In the case of several vendors, I was surprised that they were merely sitting in the back of their booths, and not saying hi to anyone. Often the state of the handmade craft product in question matched the care that the customer was greeted with.
The general impression I got was that several of the vendors were of the impression that it was not worth their effort. Call it a dissatisfaction with the venue. Now, I will admit that I would have liked to see more foot traffic. At the beginning of the show, I guessed that this was the first show. I was wrong. It was the second show...except that the first one had been forced into one of the buildings because of the weather---that sorta makes my guess right, doesn't it?
But to treat the few people that did walk though the craftshow in such a manner was...quite honestly, the business manager in me was appalled.
I was even more appalled at the end of the show. Now, I do not mean to easedrop...well, I am a writer and a comedic blogger...hey, it is not wrong to easedrop when it is part of the nature of your profession to easedrop. *sticks out tongue*
Several vendors were upset. Annoyed that enourgh advertising hadn't been done. Annoyed that we were competiting with another event (don't all craftshows happen the same day as other events?). Generally annoyed.
But here is the part where I do not understand their business plan. Turns out a couple of the complainers did not do any advertising of their own. Say what?!

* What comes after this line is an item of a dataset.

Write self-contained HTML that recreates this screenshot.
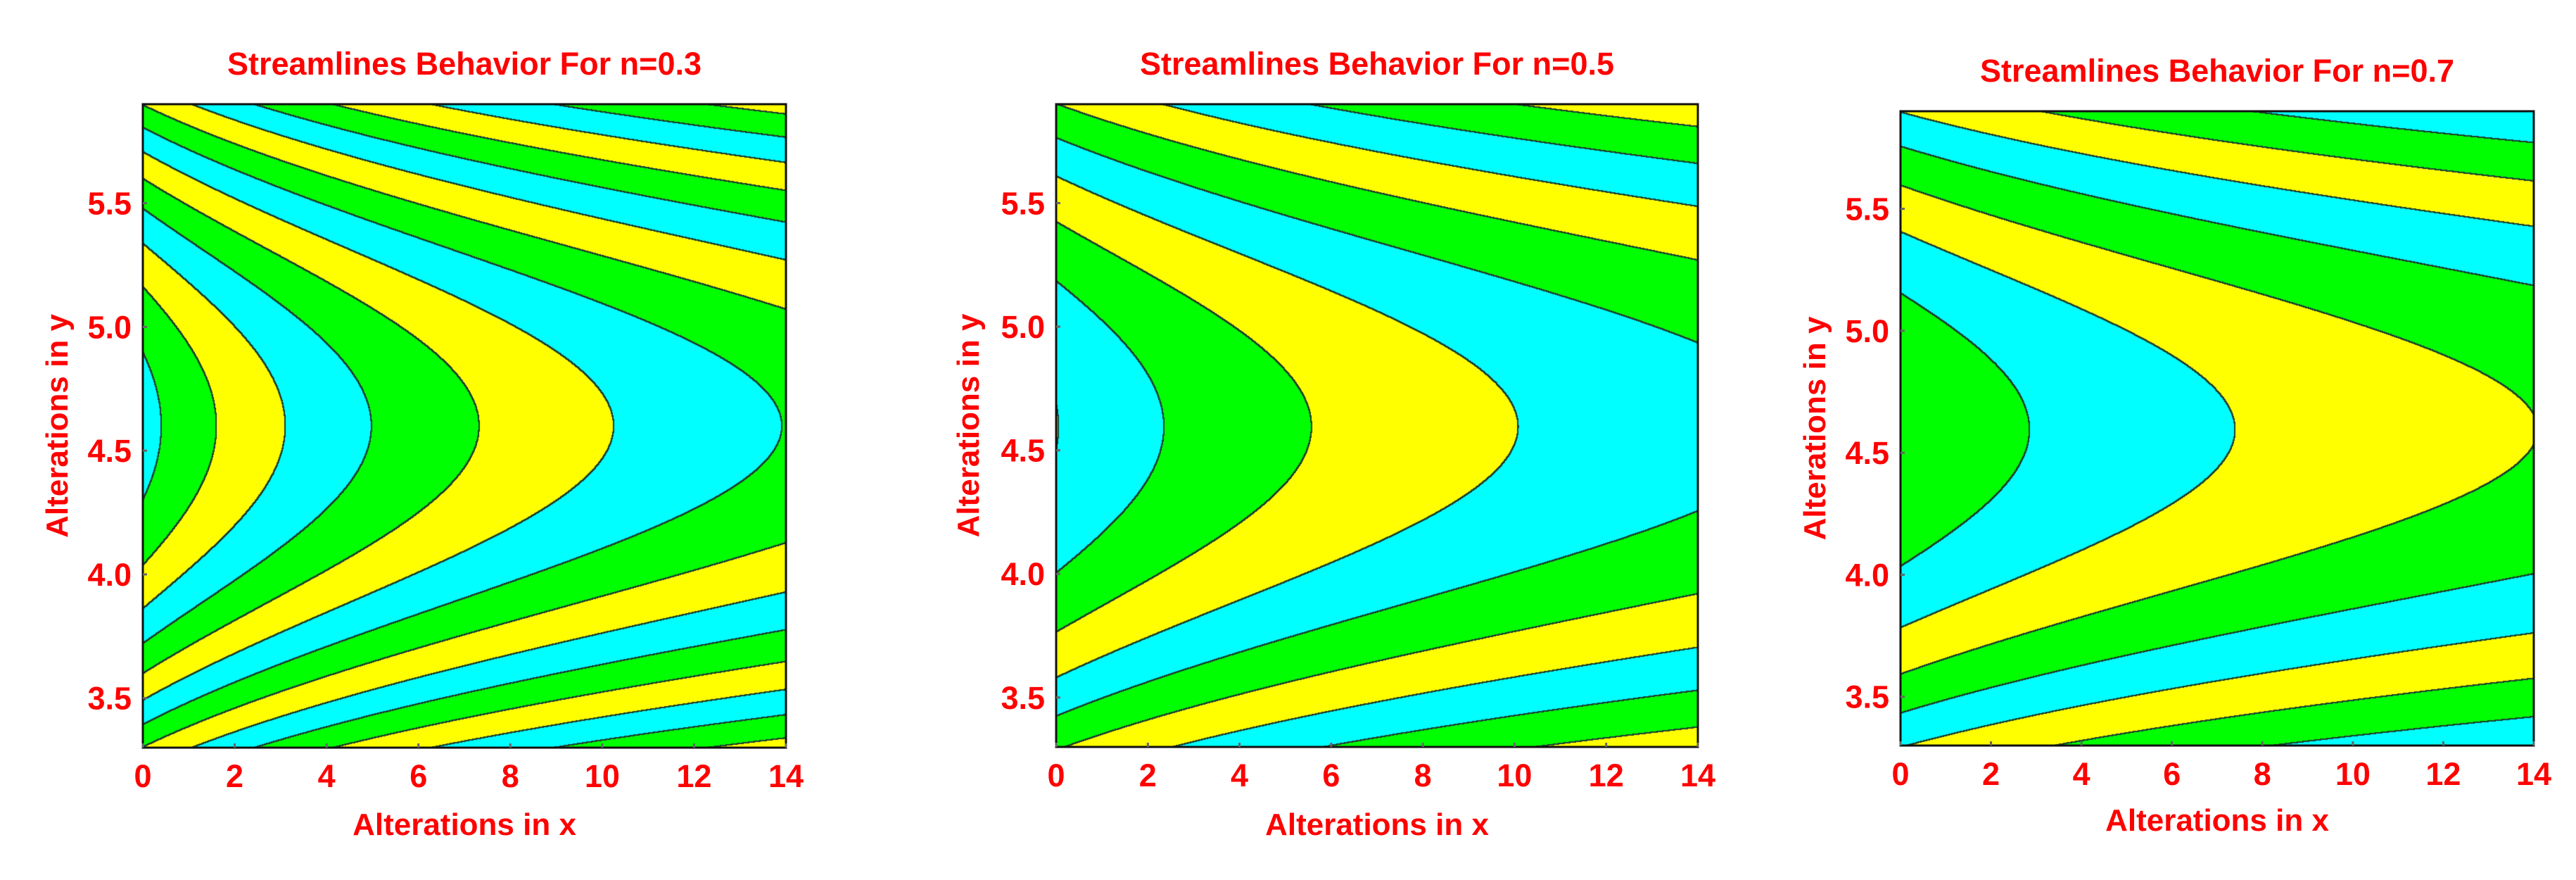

I will admit that my own advertising of the event was not the world's best, but at least me and my wife made an effort. Flawed advertising still is better than no advertising at all. And the only person that you can be sure is going to advertise your business warmly is yourself.
But these people would rather place the blame solely on the event's organizer. I am sorry; but if you do not advertise your own business, you have to assume some of the blame for your failure.
Now, I am quite sure that these merchants would insist that I am wrong about this. After all, I am just a freelance writer, artist, photographer, and someone who spent ten years running a restaurant---I don't know anything about running their type of business. After all, writers have agents and publishing houses backing their moves---if only that was true even in the good old days. And artists and photographers are never good at running businesses---tell that to the professional photographer who is using the show to advertise her regular bread and butter work. And restaurant management does not translate into being able to sell crafts---hmmm, yeah, selling many little items to make the overhead for the day is nothing like what happens at the craftshows. (Did I miss any objectations to me having an opinion?)
I am sorry. Just because you paid a fee to be at a show does not mean that you are not responsible for your own advertising. If it is the typical show, a lot of the money collected is going towards renting the space that the show is taking place in. In fact, there may not be any money left over with the newer and cheaper craftshows.
The sad truth is that you are responsible for doing what is necessary to make your business successful. And when you have a bad business day, you must assume part of the blame...especially if you did nothing to get the attention of potential customers.